Standard Multiplier 54.6p Relevant for larger hereditaments and cost burden stress testing.
Difference 4.7p Highlights scale effect in rates burden across occupier sizes.

Source: GOV.UK business rates guidance for England.

NIY vs Other Yield Metrics Used in UK Investment

Gross Initial Yield (GIY)

GIY is useful for quick headline comparison but does not include purchaser costs or leakage. It can overstate day one return if used alone.

Net Initial Yield (NIY)

NIY is generally preferred for acquisition decisions because it captures more of the real economics at completion.

Reversionary Yield

Reversionary yield compares current price with estimated rental value and indicates whether income may rise at lease events. It is a forward looking companion to NIY, not a replacement.

Equivalent Yield and IRR

Equivalent yield and discounted cash flow based IRR incorporate assumptions about growth, lease events, capex, and exit. These are essential for deep underwriting, but NIY remains the first credibility check in most deal screens.
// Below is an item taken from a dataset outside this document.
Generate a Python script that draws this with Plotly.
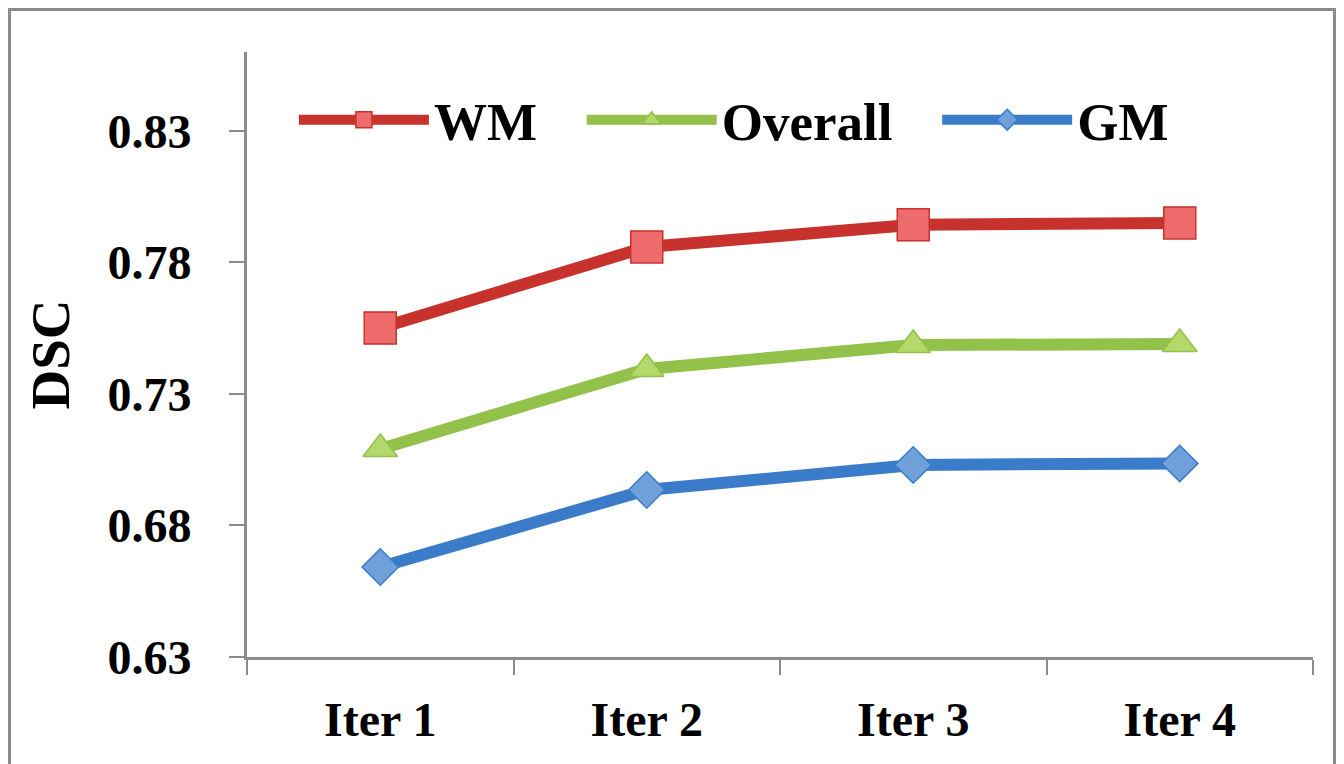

Common Mistakes in Net Initial Yield Calculation UK

  1. Ignoring all in costs: Using price only and forgetting SDLT and fees.
  2. Not netting out leakage: Treating headline rent as fully distributable income.
  3. Mixing years: Combining current rent with future cost assumptions inconsistently.
  4. Assuming perfect collection: No vacancy or arrears allowance in fragile submarkets.
  5. Confusing NIY with project IRR: NIY is day one yield, not whole life return.

How to Use NIY in a Professional Investment Process

In a disciplined process, NIY is calculated at several stages: first screen, post heads of terms, post due diligence, and pre completion. At each stage, inputs are refined. For example, legal findings might identify service charge recovery caps or unusual landlord obligations that change non recoverable costs. Building survey findings might imply near term capex that affects underwriting confidence even if NIY formula itself is unchanged.

Institutional teams often apply hurdle bands by sector and risk bucket, then test each opportunity against those bands. For example, a short income multi let asset may require a materially higher NIY than a long leased prime logistics asset. The metric therefore supports portfolio construction as much as single asset selection.

Macro Conditions and Yield Interpretation

NIY should always be interpreted in market context. Inflation, debt pricing, and economic growth expectations can change acceptable yield levels rapidly. When debt costs rise, buyers often demand wider yields unless rental growth confidence compensates. When rates stabilize and liquidity improves, yields can compress for prime stock. In each phase, NIY remains valuable, but the right target level is time dependent.

For macro reference and economic context, analysts often review official UK data releases from the Office for National Statistics and policy signals from government publications. This helps keep underwriting assumptions aligned with current conditions instead of relying only on legacy comparables.

Practical Checklist Before You Sign Off NIY

  • Confirm rent passing with latest rent schedule and lease abstracts.
  • Verify breaks, expiries, rent free periods, and arrears position.
  • Model purchaser costs line by line, not as a generic placeholder.
  • Check whether costs are VAT inclusive or exclusive where relevant.
  • Apply prudent void and collection assumptions.
  • Document all non recoverable outgoings with evidence.
  • Cross check NIY against GIY and a DCF based return view.

Authority Sources for UK Analysts

Use primary sources wherever possible when setting assumptions in your model:

Final Takeaway

Net Initial Yield is simple in form but powerful in practice. It translates headline deal terms into a realistic day one return after costs and income leakage. In the UK market, where transaction costs and lease structures can materially alter economics, NIY is a critical bridge between marketing narrative and investment reality. Use it early to screen opportunities, refine it with diligence, and combine it with forward looking measures such as reversionary analysis and DCF returns. When calculated consistently, NIY improves comparability, strengthens investment committee decisions, and supports more resilient portfolio outcomes.